I’m a bit late with this one, so I’ll try to keep it brief! I enjoyed the Canadian Grand Prix. There always seemed to be something ready to happen just around the corner. Marbling is common in motor racing, but I don’t think I’ve ever seen it causing such trouble for the drivers, with David Coulthard describing the conditions as the worst dry weather conditions he had ever been in.
Some humour was provided before the race began with a conversation between Scott Speed and his engineer. You can see the pleasent Speed in action on the right there. Speed is known for having a bit of an “attitude problem”, although apart from the infamous moment where he swore at David Coulthard in the stewards’ room the viewers have never seen much of this. Well we got a good old dose of it yesterday.
Speed: Is my engine nice and cool?
Engineer: Yes, your engine is cool.
Speed: Well good, because when I finish the race and get back to the pits and look at the data [voice building up to a cresendo] and Liuzzi’s engine is five degrees cooler than mine, somebody’s head is gonna roll!
Toro Rosso boss Gerhard Berger says he likes racing drivers to have this sort of attitude. Martin Brundle pointed out that there’s not really a lot that anybody can do about the engine temperature. Speed is by no means certain to retain his drive next year, but I hope he says around just for the pure comedy value.
It didn’t take long for the second blooper to emerge. How many Formula 1 starts has Giancarlo Fisichella made? 170. Surely he has the patience to wait for the lights to go out? In the end he compromised his start and had to take a drive-through penalty. Fisichella is bloody lucky he’s driving for Renault. Jean Todt was less than kind about him today.
Nico Rosberg got himself into a few scrapes over the weekend. He managed to hold up his team mate in qualifying as well as Rubens Barrichello, before going on to set a fast but scrappy lap. It sure looks great if you’re scraping along the wall, but anything more than that and you’ll find yourself slammed into said wall. I would say Rosberg was as lucky as he was fast. He didn’t endear himself to anybody with his optimistic battle with Montoya on lap 2. Rosberg is still a rookie, but in my eyes this is a world away from the Rosberg that set Bahrain alight.

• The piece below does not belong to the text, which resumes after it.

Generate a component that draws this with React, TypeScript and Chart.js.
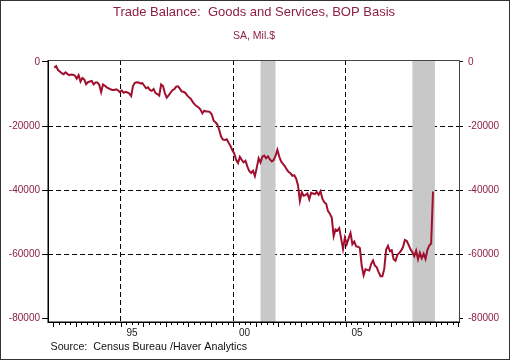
import React, { useEffect, useRef } from 'react';
import { Chart, registerables } from 'chart.js';

Chart.register(...registerables);

const START_YEAR = 1992;

// Monthly trade balance, SA, Mil.$ (Jan..Dec)
const tb1992 = [-1800, -1300, -2500, -3000, -3500, -3800, -3200, -3700, -4100, -3900, -4000, -4200];
const tb1993 = [-5200, -4100, -6100, -5000, -5400, -6900, -6300, -6100, -5900, -7000, -6400, -6400];
const tb1994 = [-7100, -9400, -7000, -7400, -7900, -8200, -8500, -8700, -8700, -8500, -8800, -9400];
const tb1995 = [-8900, -9600, -9300, -9500, -9800, -10600, -7500, -6500, -6300, -6400, -6700, -6600];
const tb1996 = [-7400, -8200, -7900, -8700, -9000, -8400, -9700, -10000, -10500, -7000, -7500, -9700];
const tb1997 = [-11100, -10400, -9600, -8800, -8500, -7700, -7600, -8300, -9200, -9300, -9700, -10500];
const tb1998 = [-11100, -11600, -12600, -13300, -13800, -14200, -14800, -16000, -15200, -15400, -15400, -15600];
const tb1999 = [-16300, -18300, -18800, -19500, -21200, -23300, -24200, -24300, -24100, -25200, -26200, -27500];
const tb2000 = [-28500, -30500, -31500, -29600, -30500, -31300, -30800, -32600, -34000, -34600, -33900, -35600];
const tb2001 = [-33000, -30000, -31300, -29500, -29200, -30000, -29400, -30400, -31000, -30600, -29300, -27400];
const tb2002 = [-29500, -31000, -31800, -32500, -33500, -34300, -34700, -35500, -35300, -36300, -38500, -43300];
const tb2003 = [-40600, -41700, -41500, -41000, -42800, -40800, -41000, -41200, -40500, -41400, -40300, -42600];
const tb2004 = [-43700, -44200, -46500, -47300, -48500, -54300, -52200, -52600, -51800, -55000, -58300, -54800];
const tb2005 = [-56800, -55000, -53300, -56800, -56000, -57500, -57600, -58000, -63600, -66500, -64600, -64800];
const tb2006 = [-65000, -63000, -61900, -63500, -64000, -65500, -66800, -66800, -64500, -58500, -57300, -59000];
const tb2007 = [-58700, -61500, -62000, -60100, -59500, -58800, -57700, -55500, -55800, -57000, -58400, -59300];
const tb2008 = [-60500, -58800, -61500, -59500, -61200, -59800, -61400, -58600, -57200, -56600, -40400];

const tradeBalance = [
  ...tb1992, ...tb1993, ...tb1994, ...tb1995, ...tb1996, ...tb1997, ...tb1998, ...tb1999,
  ...tb2000, ...tb2001, ...tb2002, ...tb2003, ...tb2004, ...tb2005, ...tb2006, ...tb2007, ...tb2008,
];

const recessionStarts = ['2001-03', '2007-12'];
const recessionEnds = ['2001-11', '2008-12'];

const yTickValues = [0, -20000, -40000, -60000, -80000];
const xGridYears = [1995, 2000, 2005];
const xLabelYears = [1995, 2000, 2005];
const xLabels = ['95', '00', '05'];
const xTickFirstYear = 1992;
const xTickLastYear = 2010;

const TITLE = 'Trade Balance:  Goods and Services, BOP Basis';
const SUBTITLE = 'SA, Mil.$';
const SOURCE = 'Source:  Census Bureau /Haver Analytics';

const FONT = '"Liberation Sans", Arial, Helvetica, sans-serif';
const RED_TEXT = '#8E1F45';
const LINE_COLOR = '#A0102E';
const RECESSION = '#C8C8C8';

const monthToYear = (s: string) => {
  const [y, m] = s.split('-').map(Number);
  return y + (m - 0.5) / 12;
};

const decorPlugin = {
  id: 'decor',
  beforeDraw(chart: any) {
    const { ctx, width, height } = chart;
    ctx.save();
    ctx.fillStyle = '#ffffff';
    ctx.fillRect(0, 0, width, height);
    ctx.restore();
  },
  beforeDatasetsDraw(chart: any) {
    const { ctx, chartArea } = chart;
    const xs = chart.scales.x;
    ctx.save();
    ctx.fillStyle = RECESSION;
    recessionStarts.forEach((s, i) => {
      const x1 = xs.getPixelForValue(monthToYear(s));
      const x2 = xs.getPixelForValue(monthToYear(recessionEnds[i]));
      ctx.fillRect(x1, chartArea.top + 1, x2 - x1, chartArea.bottom - chartArea.top - 1);
    });
    ctx.restore();
  },
  afterDatasetsDraw(chart: any) {
    const { ctx, chartArea, width, height } = chart;
    const xs = chart.scales.x;
    const { left, right, top, bottom } = chartArea;
    ctx.save();
    // frame
    ctx.strokeStyle = '#444';
    ctx.lineWidth = 1;
    ctx.beginPath();
    ctx.moveTo(left, top + 0.5);
    ctx.lineTo(right + 0.5, top + 0.5);
    ctx.lineTo(right + 0.5, bottom);
    ctx.stroke();
    ctx.strokeStyle = '#000';
    ctx.lineWidth = 1.5;
    ctx.beginPath();
    ctx.moveTo(left + 0.25, top);
    ctx.lineTo(left + 0.25, bottom + 0.25);
    ctx.lineTo(right + 1, bottom + 0.25);
    ctx.stroke();
    // x ticks (quarterly minor, yearly major)
    ctx.lineWidth = 1;
    ctx.strokeStyle = '#000';
    for (let yr = xTickFirstYear; yr <= xTickLastYear; yr++) {
      for (let q = 0; q < 4; q++) {
        if (yr === xTickLastYear && q > 0) break;
        const v = yr + q / 4;
        const px = Math.round(xs.getPixelForValue(v)) + 0.5;
        const len = q === 0 ? 5 : 3;
        ctx.beginPath();
        ctx.moveTo(px, bottom);
        ctx.lineTo(px, bottom + len);
        ctx.stroke();
      }
    }
    // x labels
    ctx.fillStyle = '#222';
    ctx.font = `10px ${FONT}`;
    ctx.textAlign = 'center';
    ctx.textBaseline = 'middle';
    xLabelYears.forEach((yr, i) => {
      ctx.fillText(xLabels[i], xs.getPixelForValue(yr + 0.5), 333);
    });
    // titles
    ctx.fillStyle = RED_TEXT;
    ctx.font = `13px ${FONT}`;
    ctx.fillText(TITLE, 254, 12.5);
    ctx.font = `10.5px ${FONT}`;
    ctx.fillText(SUBTITLE, 254, 36.5);
    // source
    ctx.fillStyle = '#111';
    ctx.font = `10.7px ${FONT}`;
    ctx.textAlign = 'left';
    ctx.fillText(SOURCE, 50.5, 346.7);
    // outer border
    ctx.strokeStyle = '#333';
    ctx.lineWidth = 1;
    ctx.strokeRect(0.5, 0.5, width - 1, height - 1);
    ctx.restore();
  },
};

export default function App() {
  const canvasRef = useRef<HTMLCanvasElement | null>(null);

  useEffect(() => {
    const canvas = canvasRef.current;
    if (!canvas) return;
    const points = tradeBalance.map((v, i) => ({ x: START_YEAR + (i + 0.5) / 12, y: v }));
    const yMin = -81060;
    const yMax = 620;
    const yCommon = (side: 'left' | 'right') => ({
      type: 'linear' as const,
      position: side,
      min: yMin,
      max: yMax,
      afterBuildTicks: (s: any) => {
        s.ticks = yTickValues.map((v) => ({ value: v }));
      },
      afterFit: (s: any) => {
        s.width = side === 'left' ? 48 : 51;
      },
      border: { display: false, dash: [5, 3] },
      ticks: {
        autoSkip: false,
        color: RED_TEXT,
        font: { size: 10, family: FONT },
        padding: side === 'left' ? 2 : 5,
        callback: (v: any) => String(v),
      },
    });

    const chart = new Chart(canvas, {
      type: 'line',
      data: {
        datasets: [
          {
            data: points,
            borderColor: LINE_COLOR,
            borderWidth: 2,
            pointRadius: 0,
            tension: 0,
            fill: false,
            xAxisID: 'x',
            yAxisID: 'y',
          },
        ],
      },
      options: {
        animation: false,
        responsive: false,
        maintainAspectRatio: false,
        layout: { padding: { top: 60, left: 0, right: 0, bottom: 0 } },
        plugins: { legend: { display: false }, tooltip: { enabled: false }, title: { display: false } },
        scales: {
          x: {
            type: 'linear',
            min: 1991.764,
            max: 2010.03,
            afterBuildTicks: (s: any) => {
              s.ticks = xGridYears.map((v) => ({ value: v }));
            },
            afterFit: (s: any) => {
              s.height = 38;
            },
            grid: { color: '#000', lineWidth: 1, drawTicks: false },
            border: { display: false, dash: [5, 3] },
            ticks: { display: false },
          },
          y: {
            ...yCommon('left'),
            grid: {
              color: (c: any) =>
                c.tick && (c.tick.value === 0 || c.tick.value === -80000) ? 'rgba(0,0,0,0)' : '#000',
              lineWidth: 1,
              drawTicks: true,
              tickLength: 6,
              tickColor: '#000',
            },
          },
          y1: {
            ...yCommon('right'),
            grid: { drawOnChartArea: false, drawTicks: true, tickLength: 4, tickColor: '#000' },
          },
        },
      },
      plugins: [decorPlugin],
    } as any);
    return () => chart.destroy();
  }, []);

  return (
    <div style={{ position: 'fixed', left: 0, top: 0, width: 510, height: 360, background: '#fff' }}>
      <canvas ref={canvasRef} width={510} height={360} style={{ display: 'block', width: 510, height: 360 }} />
    </div>
  );
}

Kimi Räikkönen doesn’t quite seem to be all there. I really think he could have won the race. Okay, the problems in the pitstops — with clutch and engine issues — were mostly to blame for Kimi’s downfall. But at one point in the first stint he was all over Alonso, and Martin Brundle was certain that Räikkönen would take the lead on the circuit. In the end it never happened. Whether that was the car or Kimi, I don’t know. But I think we all understand why he is going to be driving for either Ferrari or Renault next year. Two great qualifying performances in a row remind us that there is another young gun in Formula 1 who hasn’t had the opportunity that Alonso was handed on a silver plate.
Honda had another shocker. At the start of the season they almost looked in contention for race wins. Now they can count themselves lucky if they score a point. Where did it all go so wrong?
Perhaps the stupidest thing that happened yesterday was Ralf Schumacher carrying on and on with a car that was clearly sick. He was never going to score a point, and his only purpose yesterday was to act as a mobile chicane. On a narrow, twisty circuit like Montreal, and with the additional marble problems, that was surely too dangerous. On one of Ralf Schumacher’s first slow laps I saw a marshall waving a white flag. That means that the marshall felt that the car was going dangrously slowly.
Surely he was going to tour to the pits and retire? Nope. He would go on to be dangerously slow until his 58th lap. Why Toyota didn’t call him in I don’t understand. And why the stewards didn’t call him in I don’t understand. Is this not the sort of thing that the black flag with an orange circle was invented for? Ridiculous all round.
Ralf Schumacher caused Jacques Villeneuve to go straight ahead into the wall after he got on to the marbles. This brought out the safety car towards the end of the race, ensuring that the cars were bunched together towards the end of the race — plenty of opportunity for last-minute overtaking, especially with drivers getting caught out on the marbles at the hairpin.
Räikkönen lost second place to Michael Schumacher with just two laps to go, finally bringing to an end a weekend which just an hour or so ago had looked so promising. But Jenson Button must have felt even worse after being passed by David Coulthard down the straight with just a few laps to go. Coulthard had looked snookered. A torrid qualifying session followed by an engine change meant that he started from the very back of the grid. That is possibly the hardest he’s ever worked for a single point. The heroic drive is a reminder that there is still life in old greybeard.